▶
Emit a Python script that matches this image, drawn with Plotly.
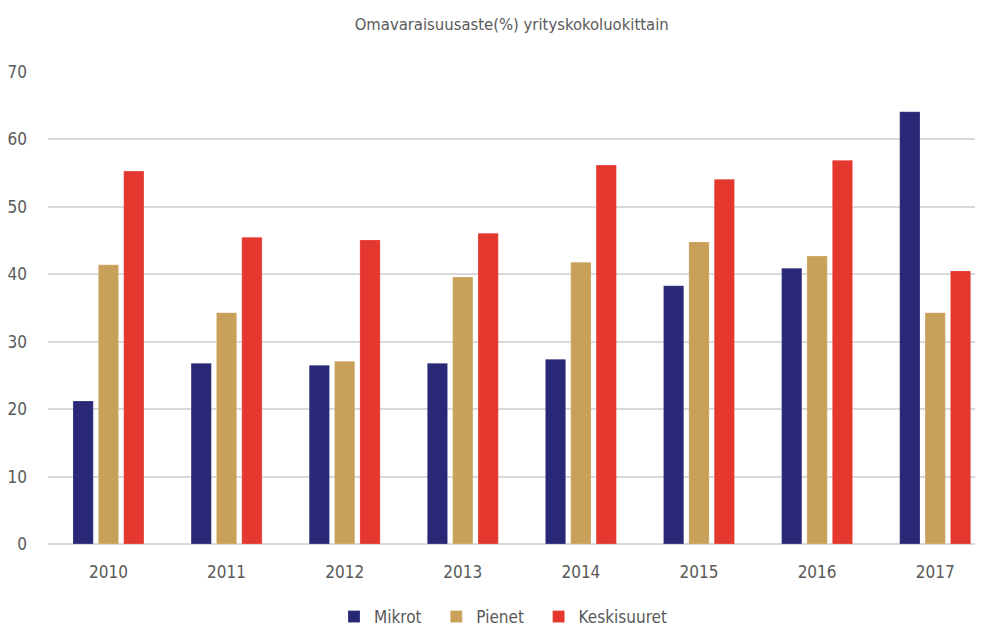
import plotly.graph_objects as go

years = ["2010", "2011", "2012", "2013", "2014", "2015", "2016", "2017"]
mikrot = [21.2, 26.8, 26.5, 26.8, 27.4, 38.3, 40.9, 64.1]
pienet = [41.4, 34.3, 27.1, 39.6, 41.8, 44.8, 42.7, 34.3]
keskisuuret = [55.3, 45.5, 45.1, 46.1, 56.2, 54.1, 56.9, 40.5]

series = [
    ("Mikrot", mikrot, "#292877"),
    ("Pienet", pienet, "#C9A05A"),
    ("Keskisuuret", keskisuuret, "#E4382F"),
]

font_family = "DejaVu Sans Condensed, Roboto, sans-serif"
text_color = "#595959"

fig = go.Figure()
for name, vals, color in series:
    fig.add_trace(
        go.Bar(
            x=years,
            y=vals,
            # a little padding after each name widens the legend spacing
            name=name + "\u00a0\u00a0",
            marker=dict(color=color, line=dict(color="rgba(255,255,255,0.4)", width=0.5)),
        )
    )

fig.update_layout(
    width=984,
    height=626,
    paper_bgcolor="white",
    plot_bgcolor="white",
    font=dict(family=font_family, color=text_color, size=17),
    title=dict(
        text="Omavaraisuusaste(%) yrityskokoluokittain",
        x=0.52,
        xanchor="center",
        xref="container",
        yref="container",
        y=1 - 24 / 626,
        yanchor="middle",
        font=dict(size=16.5, color=text_color),
    ),
    margin=dict(l=48, r=9, t=72, b=82, autoexpand=False),
    bargap=0.356,
    bargroupgap=0.2,
    showlegend=True,
    legend=dict(
        orientation="h",
        xref="container",
        yref="container",
        x=334 / 984,
        xanchor="left",
        y=1 - 617 / 626,
        yanchor="middle",
        font=dict(size=17, color=text_color),
        itemwidth=30,
    ),
    xaxis=dict(
        # category bands are a bit wider than the gridded area
        range=[-0.512, 7.337],
        showgrid=False,
        showline=False,
        ticks="",
        automargin=False,
        ticklabelstandoff=16,
        tickfont=dict(size=17, color=text_color),
    ),
    yaxis=dict(
        range=[0, 70],
        dtick=10,
        showgrid=True,
        gridcolor="#D9D9D9",
        gridwidth=1.5,
        zeroline=True,
        zerolinecolor="#D9D9D9",
        zerolinewidth=1.5,
        ticks="",
        automargin=False,
        ticklabelstandoff=20,
        tickfont=dict(size=17, color=text_color),
    ),
)

# page body has a default 8px margin; drop it so the figure sits at the corner
fig.write_html(
    "out.html",
    config={"displayModeBar": False},
    post_script="document.body.style.margin='0';",
)
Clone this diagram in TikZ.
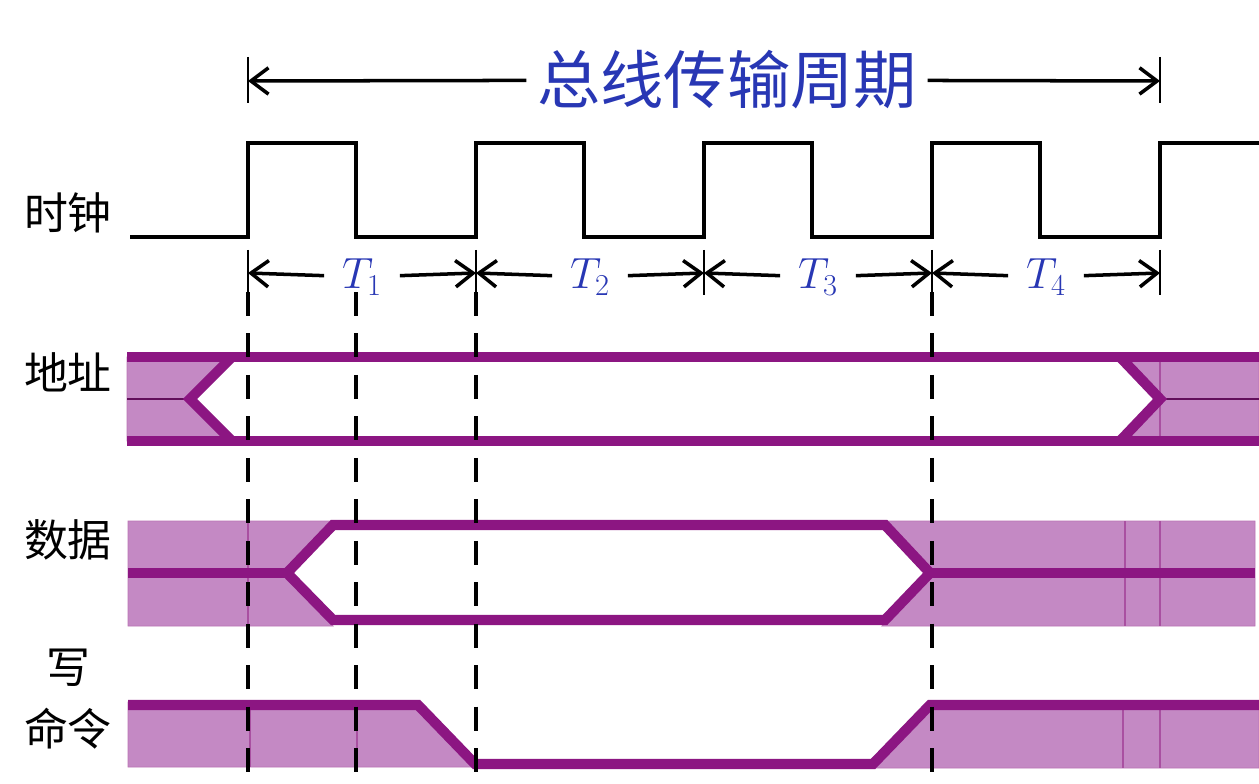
\documentclass[tikz,border=0pt]{standalone}
\usepackage{fontspec}
\newfontfamily\cjk{Noto Sans CJK SC}
\usetikzlibrary{arrows.meta,calc}
\definecolor{busline}{RGB}{140,22,130}
\definecolor{busfill}{RGB}{196,137,196}
\definecolor{labelblue}{RGB}{40,55,180}

\begin{document}
\begin{tikzpicture}[x=0.02cm,y=-0.02cm,
    clk/.style={line width=2.7pt, line join=miter},
    dim/.style={line width=2pt, -{Straight Barb[length=10pt,width=15pt,line width=2pt]}},
    tickmark/.style={line width=1.3pt},
    guide/.style={line width=2.6pt, dash pattern=on 13.6pt off 10pt},
    sig/.style={draw=busline, line width=5.8pt, line join=miter},
    hold/.style={fill=busfill, draw=busline!60, line width=0.5pt},
    sepline/.style={draw=busline!75, line width=0.7pt},
    midline/.style={draw=busline!70!black, line width=1.1pt},
    signame/.style={font=\cjk\fontsize{25}{35}\selectfont, align=center},
    period/.style={font=\fontsize{26}{30}\selectfont, text=labelblue, inner xsep=10pt},
  ]
  \useasboundingbox (0,0) rectangle (1259,784);
  \fill[white] (0,0) rectangle (1259,784);

  % labels on the left
  \node[signame] (clkname) at (68,213) {时钟};
  \node[signame] (addrname) at (68,372) {地址};
  \node[signame] (dataname) at (68,540) {数据};
  \node[signame] (wrname) at (68,699) {写\\命令};

  % bus cycle
  \coordinate (cs) at (248,81);
  \coordinate (ce) at (1160,81);
  \node[font=\cjk\fontsize{36}{40}\selectfont, text=labelblue, inner xsep=6pt] (cycle) at (727,80) {总线传输周期};
  \draw[dim] (cycle) -- (cs);
  \draw[dim] (cycle) -- (ce);
  \draw[tickmark] (248,57) -- (248,103);
  \draw[tickmark] (1160,57) -- (1160,103);

  % clock
  \draw[clk] (130,237) \foreach \x in {248,476,704,932} {
      -- (\x,237) -- (\x,143) -- (\x+108,143) -- (\x+108,237) }
    -- (1160,237) -- (1160,143) -- (1259,143);

  % periods T1..T4
  \foreach \i/\x in {0/248,1/476,2/704,3/932,4/1160} {
    \coordinate (c\i) at (\x,273);
    \draw[tickmark] (\x,250) -- (\x,295);
  }
  \foreach \i/\x in {1/362,2/590,3/818,4/1046} {
    \node[period] (T\i) at (\x,277) {$T_\i$};
  }
  \draw[dim] (T1) -- (c0);  \draw[dim] (T1) -- (c1);
  \draw[dim] (T2) -- (c1);  \draw[dim] (T2) -- (c2);
  \draw[dim] (T3) -- (c2);  \draw[dim] (T3) -- (c3);
  \draw[dim] (T4) -- (c3);  \draw[dim] (T4) -- (c4);

  % address
  \filldraw[hold] (127,357) -- (232,357) -- (190,399) -- (232,441) -- (127,441) -- cycle;
  \filldraw[hold] (1259,357) -- (1120,357) -- (1160,399) -- (1120,441) -- (1259,441) -- cycle;
  \draw[sepline] (1160,357) -- (1160,441);
  \draw[midline] (127,399) -- (190,399);
  \draw[midline] (1160,399) -- (1259,399);
  \draw[sig] (127,357) -- (1259,357);
  \draw[sig] (127,441) -- (1259,441);
  \draw[sig] (232,357) -- (190,399) -- (232,441);
  \draw[sig] (1120,357) -- (1160,399) -- (1120,441);

  % data
  \filldraw[hold] (128,521) -- (333,521) -- (287,573) -- (333,626) -- (128,626) -- cycle;
  \filldraw[hold] (882,521) -- (1255,521) -- (1255,626) -- (882,626) -- (930,573) -- cycle;
  \draw[sepline] (248,521) -- (248,626);
  \draw[sepline] (1125,521) -- (1125,626);
  \draw[sepline] (1160,521) -- (1160,626);
  \draw[sig] (333,525) -- (885,525) -- (930,573) -- (885,620) -- (333,620) -- (287,573) -- cycle;
  \draw[sig] (128,573) -- (287,573);
  \draw[sig] (930,573) -- (1255,573);

  % write command
  \filldraw[hold] (128,702) -- (418,702) -- (475,767) -- (128,767) -- cycle;
  \filldraw[hold] (930,702) -- (1259,702) -- (1259,768) -- (873,768) -- cycle;
  \draw[sepline] (250,702) -- (250,767);
  \draw[sepline] (357,702) -- (357,767);
  \draw[sepline] (1123,702) -- (1123,768);
  \draw[sepline] (1160,702) -- (1160,768);
  \draw[sig] (128,705) -- (418,705) -- (475,764) -- (873,764) -- (930,705) -- (1259,705);

  % guides
  \foreach \x in {248,356,476,932} {
    \draw[guide] (\x,292) -- (\x,780);
  }
\end{tikzpicture}
\end{document}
◀
Return only the lines from the start of the data through the line that contains "keskisuuret = [55.3, 45.5, 45.1, 46.1, 56.2, 54.1, 56.9, 40.5]", please, copying them exactly and omitting all pictures.

#### Output:
Emit a Python script that matches this image, drawn with Plotly.
import plotly.graph_objects as go

years = ["2010", "2011", "2012", "2013", "2014", "2015", "2016", "2017"]
mikrot = [21.2, 26.8, 26.5, 26.8, 27.4, 38.3, 40.9, 64.1]
pienet = [41.4, 34.3, 27.1, 39.6, 41.8, 44.8, 42.7, 34.3]
keskisuuret = [55.3, 45.5, 45.1, 46.1, 56.2, 54.1, 56.9, 40.5]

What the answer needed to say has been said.